On July 4, the National Portrait Gallery opened “One Life: Grant and Lee.” Recently, we spoke with the exhibition’s curator, museum historian David Ward.
Q: This is an interesting concept for a show and certainly an appropriate one to begin the conclusion of the museum’s Civil War commemorations. Typically, our “One Life” gallery space (first floor, east side of the two museums) is set aside for works that represent the experience of one person’s life, or a particularly seminal moment in one person’s life. Previously, for example, the Portrait Gallery has hosted exhibitions on Walt Whitman, Abraham Lincoln, Katharine Hepburn, and Elvis Presley in this space. What was behind the decision to put an exhibition featuring both Ulysses S. Grant and Robert E. Lee in this space?

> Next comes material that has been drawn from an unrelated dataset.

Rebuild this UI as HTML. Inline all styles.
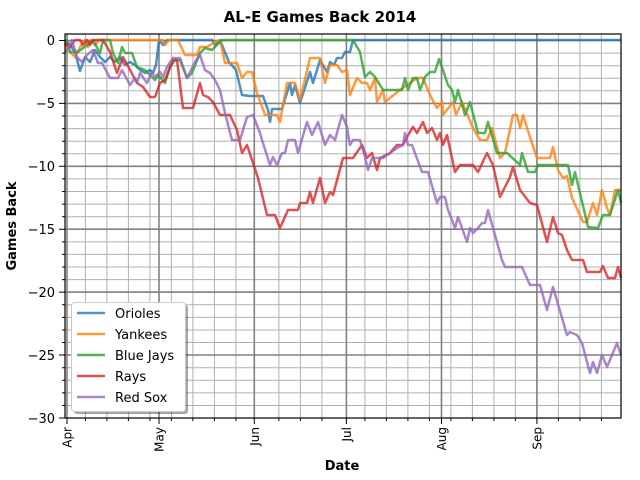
<!DOCTYPE html>
<html><head><meta charset="utf-8"><style>html,body{margin:0;padding:0;background:#fff}svg{display:block}</style></head><body>
<svg width="640" height="480" viewBox="0 0 640 480" xmlns="http://www.w3.org/2000/svg" font-family="DejaVu Sans, Liberation Sans, sans-serif">
<rect width="640" height="480" fill="#fff"/>
<g stroke="#b0b0b0" stroke-width="1">
<path d="M65 53.1H621M65 65.7H621M65 78.2H621M65 90.8H621M65 116H621M65 128.6H621M65 141.2H621M65 153.7H621M65 178.9H621M65 191.5H621M65 204.1H621M65 216.7H621M65 241.9H621M65 254.4H621M65 267H621M65 279.6H621M65 304.8H621M65 317.4H621M65 330H621M65 342.5H621M65 367.7H621M65 380.3H621M65 392.9H621M65 405.5H621"/>
<path d="M85.4 34V418M106.9 34V418M128.4 34V418M149.9 34V418M171.4 34V418M192.9 34V418M214.4 34V418M235.9 34V418M278.9 34V418M300.4 34V418M321.9 34V418M364.9 34V418M386.4 34V418M407.9 34V418M429.4 34V418M450.9 34V418M472.4 34V418M493.9 34V418M515.4 34V418M558.4 34V418M579.9 34V418M601.4 34V418"/>
</g>
<g stroke="#808080" stroke-width="1.6">
<path d="M65 40.5H621M65 103.4H621M65 166.3H621M65 229.2H621M65 292.1H621M65 355H621"/>
<path d="M67 34V418M159 34V418M254.3 34V418M346.4 34V418M441.5 34V418M536.9 34V418"/>
</g>
<g fill="none" stroke-width="2.5" stroke-linejoin="round" stroke-opacity="0.8">
<polyline stroke="#1f77b4" points="65,40 70,45 75,52 80,71 85,57 90,62 95,50 100,57 105,62 110,57 115,62 120,57 125,65 130,62 135,65 140,70 145,73 150,70 153,73 156,65 159,40 163,45 167,40 212,40 215,45 220,40 224,50 229,62 236,70 242,95 250,96 263,96 268,110 270,122 272,109 282,109 290,83 292,95 295,85 300,103 310,72 313,83 320,60 327,72 330,62 334,65 337,58 342,58 345,52 350,52 353,40 621,40"/>
<polyline stroke="#ff7f0e" points="65,45 70,52 75,57 80,47 85,40 88,47 90,40 95,45 100,40 163,40 165,45 169,40 178,40 185,55 197,55 200,47 207,47 215,42 220,40 225,63 237,63 242,78 247,72 252,72 257,93 265,115 277,115 280,122 287,83 295,83 300,100 310,58 320,58 325,83 330,65 337,65 342,72 347,70 350,95 357,78 362,83 367,83 370,90 375,78 377,102 383,90 385,102 400,90 417,78 423,78 430,95 437,108 442,102 443,115 453,102 456,115 462,102 473,128 480,140 487,140 492,128 500,158 505,153 513,115 517,115 520,128 523,115 527,128 537,158 550,158 553,147 558,170 563,178 567,176 572,198 583,222 587,222 593,203 597,215 602,190 607,208 610,215 615,190 621,190"/>
<polyline stroke="#2ca02c" points="65,45 67,40 70,52 78,52 87,45 93,40 100,53 103,40 110,40 113,53 118,63 122,47 125,53 132,53 137,67 145,70 150,75 155,80 158,75 165,83 170,67 175,60 180,60 187,78 192,73 200,53 205,48 212,50 217,45 222,40 353,40 360,52 365,77 370,72 375,77 383,90 402,90 405,78 408,90 413,78 417,78 420,90 425,77 430,72 435,72 439,59 443,70 448,85 452,90 455,102 458,90 465,115 470,102 478,133 485,133 488,122 497,153 507,153 520,165 522,153 528,172 535,172 538,165 568,165 572,185 575,172 588,227 598,228 603,215 610,215 618,190 621,203"/>
<polyline stroke="#d62728" points="65,44 70,47 75,40 80,40 83,45 87,40 90,45 93,40 103,40 110,52 117,73 123,57 130,70 137,83 143,87 150,97 155,97 160,83 165,80 173,60 177,60 183,108 193,108 200,83 203,95 208,97 213,102 220,115 230,115 237,130 242,153 247,145 252,160 258,178 267,215 275,215 280,228 288,210 298,210 300,203 307,203 310,192 313,203 320,178 325,203 330,192 333,195 343,158 353,158 362,145 367,158 372,153 377,170 380,158 390,153 397,145 403,145 407,137 413,127 417,133 423,122 427,133 432,128 437,140 440,133 443,145 447,135 455,172 460,165 473,165 478,172 487,153 493,165 500,197 510,177 513,167 520,190 530,203 537,205 547,242 553,217 558,233 562,235 567,250 572,260 583,260 587,272 600,272 603,266 608,278 615,278 618,267 621,278"/>
<polyline stroke="#9467bd" points="65,52 68,48 72,40 77,57 82,62 87,55 93,50 98,63 102,63 110,78 118,78 122,70 130,85 135,78 137,83 140,73 147,83 152,72 155,77 160,72 163,77 167,67 173,58 180,58 187,78 195,62 200,55 205,70 210,73 215,80 220,90 225,113 232,140 240,140 247,117 253,115 260,133 263,143 270,165 273,157 277,165 282,153 285,153 288,140 295,140 298,153 307,122 312,135 318,122 325,145 330,135 335,140 342,115 347,127 350,145 353,140 360,140 365,157 368,170 372,158 383,158 390,153 397,148 403,145 405,133 408,145 412,145 422,172 428,172 437,203 440,197 445,197 448,210 455,228 458,217 462,228 467,242 470,228 473,233 478,228 482,223 485,223 488,210 502,260 505,267 522,267 530,285 540,285 547,310 553,287 567,335 570,332 577,335 582,343 587,362 590,373 593,362 597,373 602,355 607,367 612,355 617,343 621,355"/>
</g>
<rect x="65" y="34" width="556" height="384" fill="none" stroke="#000" stroke-width="1.2"/>
<g stroke="#000" stroke-width="1">
<path d="M59 40.5H65M59 103.4H65M59 166.3H65M59 229.2H65M59 292.1H65M59 355H65M59 418H65"/>
<path d="M62 53.1H65M62 65.7H65M62 78.2H65M62 90.8H65M62 116H65M62 128.6H65M62 141.2H65M62 153.7H65M62 178.9H65M62 191.5H65M62 204.1H65M62 216.7H65M62 241.9H65M62 254.4H65M62 267H65M62 279.6H65M62 304.8H65M62 317.4H65M62 330H65M62 342.5H65M62 367.7H65M62 380.3H65M62 392.9H65M62 405.5H65"/>
<path d="M67 418V424M159 418V424M254.3 418V424M346.4 418V424M441.5 418V424M536.9 418V424"/>
<path d="M85.4 418V421M106.9 418V421M128.4 418V421M149.9 418V421M171.4 418V421M192.9 418V421M214.4 418V421M235.9 418V421M278.9 418V421M300.4 418V421M321.9 418V421M364.9 418V421M386.4 418V421M407.9 418V421M429.4 418V421M450.9 418V421M472.4 418V421M493.9 418V421M515.4 418V421M558.4 418V421M579.9 418V421M601.4 418V421"/>
</g>
<g font-size="13" text-anchor="end" fill="#000">
<text x="55" y="45">0</text><text x="55" y="108">−5</text><text x="55" y="171">−10</text><text x="55" y="234">−15</text><text x="55" y="297">−20</text><text x="55" y="360">−25</text><text x="55" y="423">−30</text>
</g>
<g font-size="12" text-anchor="end" fill="#000">
<text transform="translate(71.5,427) rotate(-90)">Apr</text>
<text transform="translate(163.5,427) rotate(-90)">May</text>
<text transform="translate(258.8,427) rotate(-90)">Jun</text>
<text transform="translate(350.9,427) rotate(-90)">Jul</text>
<text transform="translate(446,427) rotate(-90)">Aug</text>
<text transform="translate(541.4,427) rotate(-90)">Sep</text>
</g>
<text x="342" y="470" font-size="13" font-weight="bold" text-anchor="middle">Date</text>
<text transform="translate(16,226) rotate(-90)" font-size="13" font-weight="bold" text-anchor="middle">Games Back</text>
<text x="320" y="22" font-size="15" font-weight="bold" text-anchor="middle">AL-E Games Back 2014</text>
<rect x="74" y="305" width="114" height="109" rx="3" fill="#000" fill-opacity="0.35"/>
<rect x="71.5" y="302.5" width="114" height="109" rx="3" fill="#fff" stroke="#ccc"/>
<g stroke-width="2.5" stroke-opacity="0.8">
<path d="M77 313H105" stroke="#1f77b4"/><path d="M77 334H105" stroke="#ff7f0e"/><path d="M77 355H105" stroke="#2ca02c"/><path d="M77 376H105" stroke="#d62728"/><path d="M77 397H105" stroke="#9467bd"/>
</g>
<g font-size="13" fill="#000">
<text x="115" y="318">Orioles</text><text x="115" y="339">Yankees</text><text x="115" y="360">Blue Jays</text><text x="115" y="381">Rays</text><text x="115" y="402">Red Sox</text>
</g>
</svg>
</body></html>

A: I just thought it might be kind of interesting to break with our traditional format and consider the way in which lives influenced each other; I could see doing a “One Life” exhibition in which you treated a marriage, for instance. I also thought it would be significant as part of our Civil War programming to consider Grant and Lee in the context of the last year of the war in Virginia, from May 1864 to April 1865, when they confronted each other in the most elemental way possible as commanders of opposing armies bent on each other’s destruction.
Finally, they are linked by being opposites: Grant was very much a man of the northern middle and working classes, while Lee was the epitome of the southern aristocracy, with roots going back into Virginia history. They are historical and biographical “types,” if you will. But mostly they were two excellent generals, one of the few times that two evenly matched commanders faced each other in a prolonged campaign.
Q: How did two people in this space traditionally reserved for one fit into your curatorial concerns?
A: It wasn’t really possible given the space and the collection available to do a large exhibition that considered their life and times. Those have been done anyway. I just wanted to get at the essentials of their characters, biographies, and careers in as concise a way possible.
I hope it’s a visually and intellectually stimulating appetizer to the subject. It certainly isn’t anywhere near a final word on both men. But I think it raises interesting issues and questions for further exploration.
Q: As the Civil War entered its closing year, Grant and Lee met each other for a prolonged struggle—the so-called endgame, if you will—and it must have occurred to Lee that the odds were greatly against the Confederate undertaking. Facing Grant and coming to understand that Grant was not afraid to throw men into the fight must have been difficult for Lee. However, it must have been evident to him sometime around the time when Petersburg was besieged that all was lost. Why do you believe he chose to stay in the field as long as he did?
A: I think Lee always realized that the southern cause would be difficult, if not hopeless, hence his strategy of twice invading the North and hoping for some kind of negotiated surrender or armistice based on a Union collapse. It was never clear how this would happen. The idea was that the northern will to win would simply collapse, I suppose.
Conversely, the end game was tough for Lee because he fought so doggedly yet with diminishing odds that there could be any ultimate success, especially once Sherman has cut his way to the sea and then headed north. Once Grant dislodges Lee from Petersburg and causes Lee to attempt to escape—although to what end is very hard to know; what exactly is Lee going to do?—the end game comes very quickly.
I think there is a general problem in ending wars: that one side has fought so hard for something it deeply believes in that it doesn’t want to concede defeat, failing some kind of knockout blow that makes it evident.
Q: Last, the National Portrait Gallery and the Smithsonian are great repositories for the material culture of the Civil War. From this wealth, how did you prioritize your choice of portraits and objects for this exhibition?
A: We have pretty good portraits of both men in the museum’s collection. And I supplemented those with some images from the Library of Congress. I was lucky enough to get Lee’s death mask from Washington and Lee University, where he is buried. So there is a nice representative collection of different kinds of pictures, from rather fanciful renderings of both generals to “on the scene” drawings of Grant at Vicksburg.
The show is visually interesting and has especially nice photographs. And I was very pleased to get Alonzo Chappel’s painting of Appomattox, which shows the scene as it actually was rather than as how it was visually mythologized: a small room with only a few people in it. And we also included the great Winslow Homer painting Skirmish in the Wilderness, which was one of his first oil paintings and artistically documents the opening of the final campaign in Virginia.